For two years, I crept away from the blog I loved writing and I tried to be a ‘serious’ writer. For two years, I tried to write a ‘publishable book’. My computer files are now full of a great number of hopeful (but mediocre) starts under the sad heading of ‘potential books I hope to publish’. For two years, I became focussed on becoming ‘known as a writer’ rather than on just…writing. This is such a shame because the thing is: I truly love writing. Writing is my happy place. Writing is how I stay in touch with my spirit. Writing is how I figure life out.

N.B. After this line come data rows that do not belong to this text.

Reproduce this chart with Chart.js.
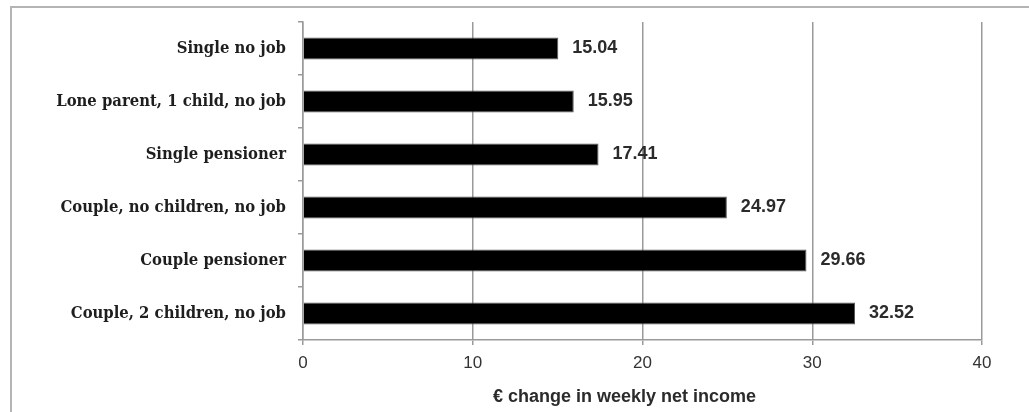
<!DOCTYPE html>
<html>
<head>
<meta charset="utf-8">
<script src="https://cdn.jsdelivr.net/npm/chart.js@4/dist/chart.umd.min.js"></script>
<style>
  html, body { margin: 0; padding: 0; background: #fff; }
  #wrap { width: 1029px; height: 412px; position: relative; }
</style>
</head>
<body>
<div id="wrap"><canvas id="c" width="1029" height="412"></canvas></div>
<script>
// Household types and their weekly net income change (EUR)
const categories = [
  'Single no job',
  'Lone parent, 1 child, no job',
  'Single pensioner',
  'Couple, no children, no job',
  'Couple pensioner',
  'Couple, 2 children, no job'
];
const weeklyChange = [15.04, 15.95, 17.41, 24.97, 29.66, 32.52];
const xTicks = [0, 10, 20, 30, 40];
const xTitle = '\u20ac change in weekly net income';

const serifBold = "'DejaVu Serif Condensed', 'DejaVu Serif', 'Liberation Serif', serif";
const sans = "'Liberation Sans', 'Open Sans', sans-serif";

// Thin grey frame around the chart
const framePlugin = {
  id: 'frame',
  beforeDraw(chart) {
    const ctx = chart.ctx;
    ctx.save();
    ctx.fillStyle = '#fff';
    ctx.fillRect(0, 0, chart.width, chart.height);
    ctx.strokeStyle = '#b4b4b4';
    ctx.lineWidth = 2;
    ctx.strokeRect(11, 7, chart.width + 20, chart.height + 20);
    ctx.restore();
  }
};

// Value printed to the right of each bar, plus the x-axis caption
const valueLabels = {
  id: 'valueLabels',
  afterDatasetsDraw(chart) {
    const ctx = chart.ctx;
    const meta = chart.getDatasetMeta(0);
    ctx.save();
    ctx.font = "bold 18px " + sans;
    ctx.fillStyle = '#2b2b2b';
    ctx.textAlign = 'left';
    ctx.textBaseline = 'middle';
    meta.data.forEach((bar, i) => {
      const v = chart.data.datasets[0].data[i];
      ctx.fillText(v.toFixed(2), bar.x + 14, bar.y);
    });

    const xs = chart.scales.x;
    ctx.font = "bold 18px " + sans;
    ctx.textAlign = 'center';
    ctx.fillText(xTitle, (xs.left + xs.right) / 2 - 18, 397);
    ctx.restore();
  }
};

new Chart(document.getElementById('c'), {
  type: 'bar',
  data: {
    labels: categories,
    datasets: [{
      data: weeklyChange,
      backgroundColor: '#000',
      borderColor: '#5a5a5a',
      borderWidth: 1,
      barPercentage: 0.83,
      categoryPercentage: 0.5
    }]
  },
  options: {
    indexAxis: 'y',
    responsive: false,
    animation: false,
    layout: { padding: { left: 0, top: 22, right: 47, bottom: 0 } },
    plugins: {
      legend: { display: false },
      tooltip: { enabled: false },
      title: { display: false }
    },
    scales: {
      x: {
        min: 0,
        max: 40,
        afterBuildTicks(scale) { scale.ticks = xTicks.map(v => ({ value: v })); },
        afterFit(scale) { scale.height = 72; },
        grid: {
          color: '#9a9a9a',
          lineWidth: 1.5,
          drawTicks: true,
          tickLength: 5,
          tickColor: '#9a9a9a'
        },
        border: { color: '#9a9a9a', width: 1.5 },
        ticks: {
          padding: 8,
          color: '#333',
          font: { family: sans, size: 17 }
        }
      },
      y: {
        afterFit(scale) { scale.width = 303; },
        grid: {
          drawOnChartArea: false,
          drawTicks: true,
          tickLength: 5,
          tickColor: '#9a9a9a',
          lineWidth: 1.5
        },
        border: { color: '#9a9a9a', width: 1.5 },
        ticks: {
          padding: 12,
          color: '#1e1e1e',
          font: { family: serifBold, size: 16.5, weight: 'bold' }
        }
      }
    }
  },
  plugins: [framePlugin, valueLabels]
});
</script>
</body>
</html>
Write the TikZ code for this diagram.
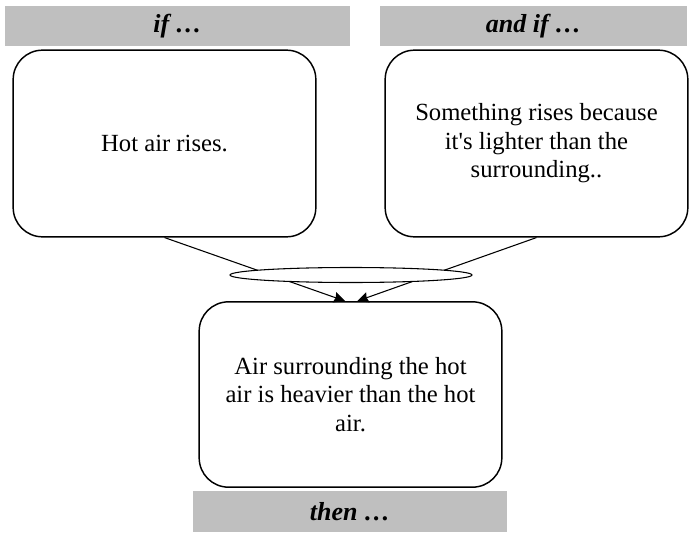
\documentclass[tikz,border=0pt]{standalone}
\usepackage{fontspec}
\setmainfont{Liberation Serif}
\usetikzlibrary{shapes.geometric,arrows.meta}

\begin{document}
\begin{tikzpicture}[x=0.75pt,y=-0.75pt,>={Stealth[length=8.5pt,width=8pt,inset=1pt]},
    claim/.style={draw, rectangle, rounded corners=22pt, line width=1.1pt,
        minimum width=227pt, minimum height=140pt, align=center,
        font=\fontsize{18.5}{21.4}\selectfont},
    banner/.style={rectangle, fill=gray!50, minimum height=30pt,
        font=\fontsize{19.5}{22}\selectfont\bfseries\itshape}]
        \useasboundingbox (0,0) rectangle (693,535);

        \node (ifbar) [banner, minimum width=259pt] at (177.5,26) {if \dots};
        \node (andbar) [banner, minimum width=230pt] at (533.5,26) {and if \dots};

        \node (hot) [claim] at (164.5,143.5) {Hot air rises.};
        \node (light) [claim] at (536.5,143.5) {Something rises because\\it\textquotesingle s lighter than the\\surrounding..};

        \node (heavy) [claim, minimum height=139pt] at (350.5,394.5) {Air surrounding the hot\\air is heavier than the hot\\air.};
        \node (thenbar) [banner, minimum width=235.5pt, minimum height=31pt] at (350,511.5) {then \dots};

        \draw[->, line width=0.8pt] (hot.south) -- ([xshift=-4pt]heavy.north);
        \draw[->, line width=0.8pt] (light.south) -- ([xshift=5pt]heavy.north);

        \node (join) [draw, ellipse, fill=white, line width=0.8pt, minimum width=181.5pt, minimum height=11.25pt, inner sep=0pt] at (351,275) {};
    \end{tikzpicture}
\end{document}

As usual, I struggled a lot with how best to end this. I knew that ‘ambition’ was the main theme. I knew I had let ambition rob me of something I love. I found it supremely ironic that this should happen to me, of all people, because I have never been particularly ambitious (driven to put food on the table, yes). But then I remembered that little girl who wrote a bad and inadvertently-plagiarised story of Mer People. And suddenly, I understood: that little girl was ambitious. She did intend to become a writer. But she let her first setback become not just an obstacle, but a wall.
She gave up before she had even left the starting block.
The nice thing about getting older is that you get to go back and take those earlier versions of yourself by the hand and lovingly guide them in a better direction. I am holding her hand now.
And we sit together at this computer screen, our fingers poised to just…write.